LULA, O BOLSA FAMÍLIA E MINHA UNHA ENCRAVADA.








*Marcelo Valmor


Quando era criança, por uma maldade dessas de irmão mais velho, acabei tendo uma unha do pé cindida ao meio, fruto de uma brasa que o meu irmão, Marcus Vinícius (Sapo), segundo as más e boas línguas, teria colocado sobre ela. A trajetória da dita cuja desde então foi de se contorcer eternamente, me dando as dores desse problema, mas servindo também, às vezes, de momento de reflexão. E refletir cortando uma unha é para poucos.
Em alguns desses momentos me coloquei a pensar sobre o que representaria para o país a instituição de medidas públicas com vista a amenizar o grau de sofrimento de várias famílias carentes: o bolsa família. Para além da sua constatada necessidade, atentaremo-nos aos aspectos políticos que o compõe.
Para que possam compreender o meu raciocínio, vamos ao populismo. Aquilo que comumente se entende como populismo assegura que tal sistema comportaria um forte processo migratório campo/cidade, a disponibilização, por isso mesmo, de um enorme contingente social, disponível para manipulação através da presença de uma grande liderança carismática tão ao gosto de Max Weber.
Por isso mesmo, tal liderança dispensaria os canais tradicionais de comunicação do Estado com a sociedade (Congresso Nacional, sindicatos, igreja, etc.), e trataria, ela mesma, de estabelecer relação direta com toda a população, sem intermediários.

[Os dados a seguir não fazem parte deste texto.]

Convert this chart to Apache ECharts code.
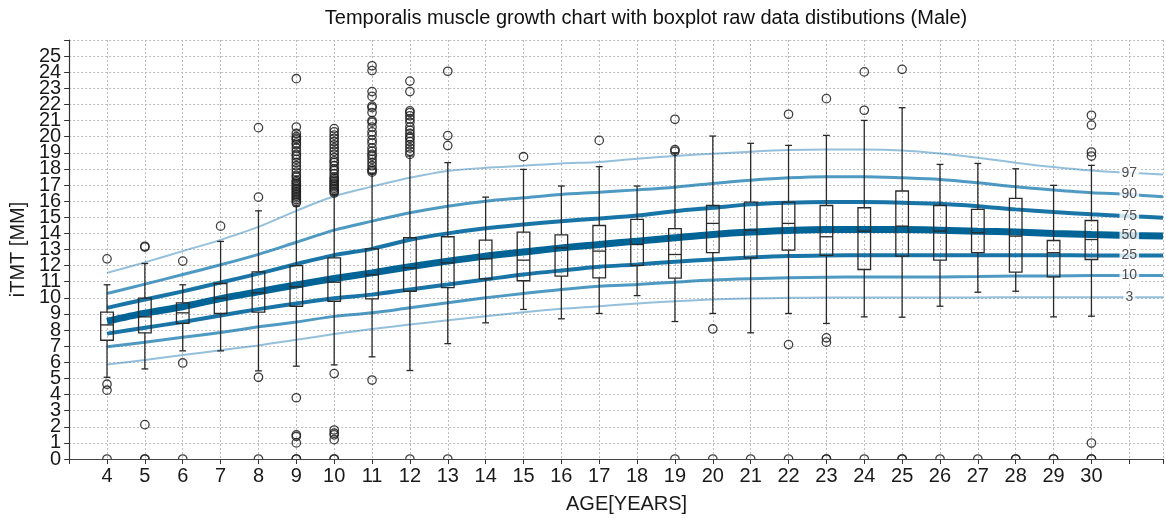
<!DOCTYPE html>
<html><head><meta charset="utf-8">
<script src="https://cdn.jsdelivr.net/npm/echarts@6/dist/echarts.min.js"></script>
<style>html,body{margin:0;padding:0;background:#fff}#c{width:1166px;height:519px}</style>
</head><body><div id="c"></div>
<script>
// ---- data ----
const ages = [4,5,6,7,8,9,10,11,12,13,14,15,16,17,18,19,20,21,22,23,24,25,26,27,28,29,30];
const whiskerLow  = [5.07,5.59,6.71,6.71,5.47,5.76,5.84,6.34,5.49,7.16,8.45,9.28,8.70,9.03,10.14,8.53,9.03,7.83,9.03,8.41,8.82,8.80,9.48,10.35,10.41,8.82,8.86];
const q1          = [7.37,7.83,8.41,9.03,9.11,9.48,9.79,9.94,10.41,10.64,11.18,11.06,11.35,11.24,12.01,11.22,12.80,12.48,12.96,12.63,11.76,12.59,12.34,12.80,11.59,11.30,12.38];
const median      = [8.32,8.82,9.07,9.98,10.31,10.68,10.97,11.43,11.86,12.17,12.42,12.34,13.10,12.90,13.31,12.69,14.62,14.20,14.62,13.79,14.14,14.45,14.14,14.04,13.83,12.80,13.62];
const q3          = [9.11,9.98,9.69,10.89,11.61,12.00,12.48,13.04,13.73,13.79,13.58,14.08,13.91,14.49,14.87,14.29,15.73,15.94,15.94,15.73,15.59,16.63,15.73,15.49,16.17,13.56,14.80];
const whiskerHigh = [10.81,12.13,10.81,13.50,15.40,15.70,16.40,17.70,18.80,18.39,16.25,17.97,16.94,18.14,16.94,19.00,20.04,19.59,19.46,20.08,21.01,21.80,18.28,18.34,18.01,16.98,18.22];
const outliers = [
  [12.42,4.64,4.27,0],
  [13.2,13.15,2.13,0,0],
  [12.28,5.96,0],
  [14.45],
  [20.56,16.25,5.07,0],
  [15.9,16.0,16.1,16.2,16.3,16.4,16.5,16.6,16.7,16.8,16.9,17.0,17.1,17.2,17.3,17.5,17.6,17.8,18.0,18.2,18.4,18.6,18.8,18.9,19.1,19.3,19.5,19.6,19.8,19.9,20.0,20.2,20.6,23.6,3.8,1.5,1.4,1.0,0,0],
  [16.5,16.6,16.7,16.8,16.9,17.0,17.1,17.2,17.3,17.4,17.5,17.7,17.9,18.0,18.2,18.4,18.5,18.7,18.9,19.1,19.3,19.5,19.7,19.9,20.1,20.3,20.5,5.3,1.8,1.6,1.5,1.2,0,0],
  [17.8,17.9,18.0,18.2,18.4,18.6,18.8,18.9,19.1,19.3,19.6,19.8,20.1,20.3,20.6,20.9,21.0,21.5,21.8,21.9,22.5,22.8,24.1,24.4,4.9],
  [18.9,19.1,19.3,19.5,19.7,19.9,20.0,20.2,20.4,20.6,20.9,21.1,21.3,21.5,21.6,22.8,23.45,0],
  [24.06,20.07,19.45,0],
  [],
  [18.76],
  [],
  [19.77],
  [],
  [21.08,19.2,19.1,0],
  [8.07,0],
  [0],
  [21.39,7.1,0],
  [22.36,7.52,7.25,0,0],
  [24.02,21.64,0],
  [24.18,0,0],
  [0],
  [0],
  [0,0],
  [0,0],
  [21.33,20.72,19.05,18.8,0.99,0,0]
];
const curveX = [4,5,6,7,8,9,10,11,12,13,14,15,16,17,18,19,20,21,22,23,24,25,26,27,28,29,30,31,31.89];
const p3  = [5.86,6.15,6.45,6.75,7.05,7.40,7.75,8.07,8.34,8.61,8.86,9.11,9.32,9.48,9.65,9.79,9.90,9.96,10.00,10.02,10.02,10.02,10.02,10.02,10.04,10.04,10.04,10.04,10.03];
const p10 = [6.96,7.25,7.55,7.85,8.20,8.50,8.85,9.07,9.38,9.69,10.00,10.27,10.52,10.72,10.83,10.97,11.10,11.18,11.24,11.28,11.30,11.30,11.30,11.32,11.35,11.36,11.38,11.39,11.39];
const p25 = [7.78,8.15,8.50,8.90,9.30,9.65,9.97,10.20,10.52,10.83,11.14,11.45,11.70,11.93,12.07,12.24,12.38,12.50,12.59,12.63,12.65,12.65,12.65,12.65,12.65,12.65,12.63,12.63,12.63];
const p50 = [8.55,9.05,9.45,9.95,10.38,10.80,11.20,11.55,11.93,12.28,12.59,12.84,13.10,13.31,13.52,13.73,13.93,14.08,14.18,14.24,14.24,14.24,14.20,14.14,14.08,14.00,13.93,13.87,13.83];
const p75 = [9.38,9.90,10.40,10.95,11.50,12.10,12.65,13.04,13.60,14.00,14.32,14.55,14.76,14.93,15.11,15.38,15.59,15.80,15.90,15.94,15.94,15.90,15.84,15.69,15.49,15.32,15.18,15.07,14.97];
const p90 = [10.27,10.85,11.45,12.05,12.70,13.45,14.20,14.76,15.28,15.69,16.00,16.21,16.42,16.55,16.70,16.87,17.10,17.30,17.45,17.52,17.52,17.45,17.35,17.14,16.89,16.69,16.52,16.42,16.27];
const p97 = [11.55,12.20,12.90,13.60,14.40,15.40,16.30,16.90,17.45,17.87,18.07,18.20,18.34,18.43,18.63,18.80,18.94,19.07,19.17,19.21,19.21,19.15,18.96,18.70,18.39,18.12,17.90,17.76,17.66];
const percentileNames = ['3','10','25','50','75','90','97'];
const percentileValues = [p3,p10,p25,p50,p75,p90,p97];
const labelAge = 31;

// ---- styles ----
const curveWidth = {'3':2,'10':3,'25':4,'50':7,'75':4,'90':3,'97':2};
const curveColor = {'3':'rgba(60,140,190,0.55)','10':'rgba(20,120,175,0.75)','25':'rgba(5,105,160,0.92)','50':'rgb(0,100,150)','75':'rgba(5,105,160,0.92)','90':'rgba(20,120,175,0.75)','97':'rgba(60,140,190,0.55)'};
const ink = '#2a2a2a';
const FONT = 'Liberation Sans';

const chart = echarts.init(document.getElementById('c'));

const lineSeries = percentileNames.map((nm, i) => ({
  type: 'line',
  name: 'P' + nm,
  data: curveX.map((x, j) => [x, percentileValues[i][j]]),
  smooth: 0.3,
  symbol: 'none',
  silent: true,
  z: 2,
  lineStyle: { width: curveWidth[nm], color: curveColor[nm] }
}));

const labelIdx = curveX.indexOf(labelAge);
const labelSeries = {
  type: 'scatter',
  silent: true,
  z: 3,
  symbol: 'rect',
  symbolSize: 1,
  itemStyle: { color: 'rgba(0,0,0,0)' },
  data: percentileNames.map((nm, i) => ({ name: nm, value: [labelAge, percentileValues[i][labelIdx]] })),
  label: {
    show: true, position: 'inside', formatter: p => p.name,
    fontFamily: FONT, fontSize: 14, color: '#222',
    backgroundColor: '#fff', padding: [0, 2, 0, 2]
  }
};

const boxData = ages.map((a, i) => [a, whiskerLow[i], q1[i], median[i], q3[i], whiskerHigh[i]]);
const boxSeries = {
  type: 'custom',
  silent: true,
  z: 5,
  clip: true,
  encode: { x: 0, y: [1, 2, 3, 4, 5] },
  data: boxData,
  renderItem: (params, api) => {
    const x = api.value(0);
    const pl = api.coord([x, api.value(1)]);
    const pq1 = api.coord([x, api.value(2)]);
    const pm = api.coord([x, api.value(3)]);
    const pq3 = api.coord([x, api.value(4)]);
    const ph = api.coord([x, api.value(5)]);
    const cx = pl[0], hw = 6.3, cw = 3.4;
    const st = () => ({ stroke: ink, lineWidth: 1.3, fill: 'none' });
    return {
      type: 'group',
      children: [
        { type: 'line', shape: { x1: cx, y1: pq3[1], x2: cx, y2: ph[1] }, style: st() },
        { type: 'line', shape: { x1: cx, y1: pq1[1], x2: cx, y2: pl[1] }, style: st() },
        { type: 'line', shape: { x1: cx - cw, y1: ph[1], x2: cx + cw, y2: ph[1] }, style: st() },
        { type: 'line', shape: { x1: cx - cw, y1: pl[1], x2: cx + cw, y2: pl[1] }, style: st() },
        { type: 'rect', shape: { x: cx - hw, y: pq3[1], width: 2 * hw, height: pq1[1] - pq3[1] }, style: st() },
        { type: 'line', shape: { x1: cx - hw, y1: pm[1], x2: cx + hw, y2: pm[1] }, style: st() }
      ]
    };
  }
};

const outlierData = [];
ages.forEach((a, i) => outliers[i].forEach(v => outlierData.push([a, v])));
const outlierSeries = {
  type: 'custom',
  silent: true,
  z: 6,
  clip: true,
  encode: { x: 0, y: 1 },
  data: outlierData,
  renderItem: (params, api) => {
    const p = api.coord([api.value(0), api.value(1)]);
    const cs = params.coordSys;
    return {
      type: 'group',
      clipPath: { type: 'rect', shape: { x: cs.x, y: cs.y, width: cs.width, height: cs.height } },
      children: [{ type: 'circle', shape: { cx: p[0], cy: p[1], r: 4.2 }, style: { fill: 'none', stroke: 'rgba(30,30,30,0.85)', lineWidth: 1.3 } }]
    };
  }
};

const yLabelStyle = { fontFamily: FONT, fontSize: 20, lineHeight: 14, color: '#1a1a1a', margin: 8 };

chart.setOption({
  animation: false,
  backgroundColor: '#fff',
  grid: { left: 67, right: 0, top: 40, bottom: 59, containLabel: false },
  graphic: [{
    type: 'text', x: 646, y: 18.5,
    style: { text: 'Temporalis muscle growth chart with boxplot raw data distibutions (Male)', font: '20px "Liberation Sans"', fill: '#111', align: 'center', verticalAlign: 'middle' }
  }],
  xAxis: [{
    type: 'value', min: 3, max: 31.89, interval: 1,
    name: 'AGE[YEARS]', nameLocation: 'middle', nameGap: 35,
    nameTextStyle: { fontFamily: FONT, fontSize: 20, color: '#1a1a1a', padding: [0, 0, 0, 21] },
    axisLine: { show: true, onZero: false, lineStyle: { color: '#333', width: 1.2 } },
    axisTick: { show: true, length: 5, lineStyle: { color: '#333' } },
    axisLabel: {
      fontFamily: FONT, fontSize: 20, color: '#1a1a1a', margin: 7,
      formatter: v => (Number.isInteger(v) && v >= 4 && v <= 30) ? String(v) : ''
    },
    splitLine: { show: true, lineStyle: { color: '#bdbdbd', type: [2, 2], width: 1 } }
  }, {
    type: 'value', position: 'top', min: 3, max: 31.89,
    axisLine: { show: true, lineStyle: { color: '#444', width: 1.2 } },
    axisTick: { show: false }, axisLabel: { show: false }, splitLine: { show: false }
  }],
  yAxis: [{
    type: 'value', min: 0, max: 26, interval: 1,
    name: 'iTMT [MM]', nameLocation: 'middle', nameGap: 38,
    nameTextStyle: { fontFamily: FONT, fontSize: 20, color: '#1a1a1a' },
    axisLine: { show: true, lineStyle: { color: '#333', width: 1.2 } },
    axisTick: { show: true, length: 5, lineStyle: { color: '#333' } },
    axisLabel: Object.assign({}, yLabelStyle, {
      formatter: v => (v >= 1 && v <= 25) ? String(v) : ''
    }),
    splitLine: { show: true, lineStyle: { color: '#bdbdbd', type: [2, 2], width: 1 } }
  }, {
    type: 'value', min: 0, max: 26, interval: 1, position: 'left', offset: 0,
    axisLine: { show: false }, axisTick: { show: false }, splitLine: { show: false },
    axisLabel: Object.assign({}, yLabelStyle, {
      showMinLabel: true,
      formatter: v => (v === 0) ? '0' : ''
    })
  }],
  series: [...lineSeries, labelSeries, boxSeries, outlierSeries]
});
</script>
</body></html>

Nossa história política estaria atravessada desse personagem. Tadeu Leite, num plano menor, seria o nosso representante em Montes Claros, mas em termos macro podemos citar Getúlio Vargas, Brizola, João Goulart (Jango), Jânio Quadros, e vai por ai afora.
Quando o país passou pelo processo de redemocratização a partir de 1985, uma das preocupações dos futuros governantes foi a de tentar criar políticas de apoio a uma parcela da população dessassistida pelo poder público. O quadro era terrível. Sobretudo no nordeste brasileiro, a quantidade de famílias passando fome e, conseqüentemente, sem enviar seus filhos para a escola ameaçava o status quo da elite nacional. Era preciso tomar medidas rápidas para amenizar essa ameaça: nascia o bolsa família.

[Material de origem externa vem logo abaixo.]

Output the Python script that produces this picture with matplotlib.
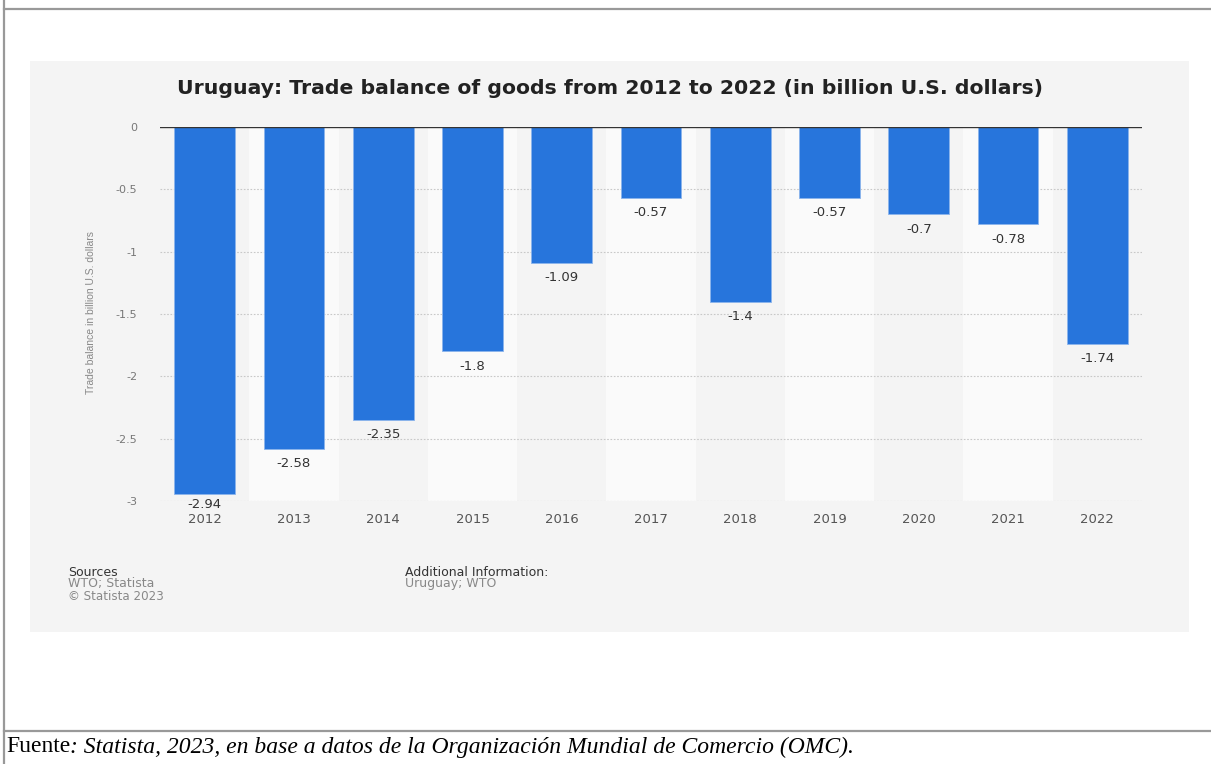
import matplotlib
matplotlib.use("Agg")
import matplotlib.pyplot as plt
from matplotlib.patches import Rectangle
from matplotlib.lines import Line2D

# Data
years = ["2012", "2013", "2014", "2015", "2016", "2017", "2018", "2019", "2020", "2021", "2022"]
balance = [-2.94, -2.58, -2.35, -1.8, -1.09, -0.57, -1.4, -0.57, -0.7, -0.78, -1.74]
value_labels = ["-2.94", "-2.58", "-2.35", "-1.8", "-1.09", "-0.57", "-1.4", "-0.57", "-0.7", "-0.78", "-1.74"]
y_ticks = [0, -0.5, -1, -1.5, -2, -2.5, -3]
y_tick_labels = ["0", "-0.5", "-1", "-1.5", "-2", "-2.5", "-3"]

SANS = "DejaVu Sans"

W, H = 1211, 764
fig = plt.figure(figsize=(W / 100, H / 100), dpi=100)
fig.patch.set_facecolor("white")

def fx(px):
    return px / W

def fy(py):
    return 1 - py / H

# Document frame lines
frame_c = "#999999"
fig.add_artist(Line2D([fx(3.5), fx(3.5)], [0, 1], color=frame_c, lw=1.6, transform=fig.transFigure))
fig.add_artist(Line2D([fx(3.5), 1], [fy(8.5), fy(8.5)], color=frame_c, lw=1.6, transform=fig.transFigure))
fig.add_artist(Line2D([fx(3.5), 1], [fy(731), fy(731)], color=frame_c, lw=1.6, transform=fig.transFigure))

# Chart panel background
fig.add_artist(Rectangle((fx(30), fy(632)), fx(1189) - fx(30), fy(61) - fy(632),
                         transform=fig.transFigure, facecolor="#f4f4f4", edgecolor="none", zorder=0))

ax = fig.add_axes([fx(160), fy(501), fx(1142) - fx(160), fy(127) - fy(501)])
ax.set_facecolor("none")
x = list(range(len(years)))
ax.set_xlim(-0.5, len(years) - 0.5)
ax.set_ylim(-3, 0)

# Alternating column shading
for i in x:
    if i % 2 == 1:
        ax.axvspan(i - 0.5, i + 0.5, color="#fafafa", zorder=0, lw=0)

# Grid
for t in y_ticks[1:]:
    ax.axhline(t, color="#c8c8c8", lw=0.8, ls=(0, (1.5, 1.5)), zorder=1)

ax.bar(x, balance, width=0.68, color="#2775dc", edgecolor="#8bb4ec", linewidth=0.6, zorder=2)
ax.axhline(0, color="#333333", lw=1.0, zorder=3)

# Value labels under each bar; the deepest one sits closer so it clears the year labels
for xi, v, lab in zip(x, balance, value_labels):
    off = -3.5 if v < -2.85 else -6
    ax.annotate(lab, (xi, v), xytext=(0, off), textcoords="offset points",
                ha="center", va="top", fontsize=9.5, color="#333333",
                family=SANS, zorder=4)

for s in ax.spines.values():
    s.set_visible(False)
ax.set_yticks(y_ticks)
ax.set_yticklabels(y_tick_labels, fontsize=8, color="#777777", family=SANS)
ax.set_xticks(x)
ax.set_xticklabels(years, fontsize=9.5, color="#555555", family=SANS)
ax.tick_params(axis="both", length=0)
ax.tick_params(axis="y", pad=16.5)
ax.tick_params(axis="x", pad=8.5)

ax.set_ylabel("Trade balance in billion U.S. dollars", fontsize=7.5, color="#888888",
              family="Liberation Sans")
ax.yaxis.set_label_coords(fx(96), fy(313), transform=fig.transFigure)

fig.text(fx(610), fy(88), "Uruguay: Trade balance of goods from 2012 to 2022 (in billion U.S. dollars)",
         ha="center", va="center", fontsize=14.7, fontweight="bold", color="#222222",
         family=SANS)

# Footer of the chart panel
fig.text(fx(68), fy(572), "Sources", fontsize=9, color="#333333", va="center", family=SANS)
fig.text(fx(68), fy(584), "WTO; Statista", fontsize=9, color="#888888", va="center", family=SANS)
fig.text(fx(68), fy(596), "\u00a9 Statista 2023", fontsize=8.6, color="#888888", va="center", family=SANS)
fig.text(fx(405), fy(572), "Additional Information:", fontsize=9, color="#333333", va="center", family=SANS)
fig.text(fx(405), fy(584), "Uruguay; WTO", fontsize=9, color="#888888", va="center", family=SANS)

# Document caption
t1 = fig.text(fx(6), fy(747), "Fuente", fontsize=17, color="#000000", va="center",
              family="Liberation Serif")
fig.canvas.draw()
bb = t1.get_window_extent(fig.canvas.get_renderer())
fig.text(bb.x1 / W, fy(747),
         ": Statista, 2023, en base a datos de la Organizaci\u00f3n Mundial de Comercio (OMC).",
         fontsize=17, color="#000000", va="center", style="italic", family="Liberation Serif")

fig.savefig("out.png", dpi=100)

A princípio tal benefício seria transitório a partir do momento que a família assistida conseguisse andar com suas próprias pernas. Mas ao longo desses anos assistimos na verdade a um outro filme.
Criado pelo governo de Fernando Henrique Cardoso e potencializado pelo governo Lula, o bolsa família nasceu para ser recebido pela mulher da casa e não pelo homem (alcoolismo e drogas desviariam esse dinheiro) e seria sacado em banco ou casa lotérica via cartão, eliminando o atravessador, o político oportunista e clientelista que sempre fez política rasteira com as verbas federais manipulando os municipais. Resolvido esse problema? Ledo engano.
Se resolveu as coisas em âmbito municipal, no plano federal assistimos ao retorno e sofisticação de uma prática política que pensávamos estar somente nos livros e em Montes Claros: o populismo.
É sabido que o Partido dos Trabalhadores (PT) nunca conseguiu muitos simpatizantes dentro da classe média. O seu forte sempre foi a classe C, sobretudo aquele setor empregado e organizado (sindicatos e associações públicas). A classe média sempre foi uma inimiga dos movimentos de esquerda, pois seria uma trincheira conservadora que atrasaria a luta de classes e a implantação da Ditadura do Proletariado. É chamada de pequeno burguês. Votou contra Lula nas suas primeiras candidaturas à presidência da república, e só mudou o voto em direção à esquerda quando o mesmo deixou de ser uma ameaça revolucionária e se transformou no “Lulinha paz e amor”.
Mas a esquerda não demorou em dar o troco. Tão logo chegou ao poder colocou a classe média para escanteio e elegeu o miserável como sócio nessa sua jornada terrena. Se o Lula precisava da classe média para convencer o pobre a votar nele, agora, com o bolsa família ele vai direto ao sujeito e arranca quase 70% de aprovação para um governo que, a rigor, sustenta uma política econômica herdada do seu antecessor.
Mas a grande novidade petista, sem dúvida, foi a de rebatizar o populismo para Lulismo. Desprezo aos partidos políticos, políticas assistencialistas, uma grande liderança carismática não se constituiria populismo tal qual descrito no início desse artigo? O país com o Partido dos Trabalhadores (PT) na oposição avançou. Com ele no governo parece que nada mudou. Ah! Esqueci-me. Algo mudou, algo se quebrou. O seu nome foi alterado pelo ex-governador do Rio de Janeiro Anthony Garotinho: virou o partido da boquinha, e do neopopulismo, é claro.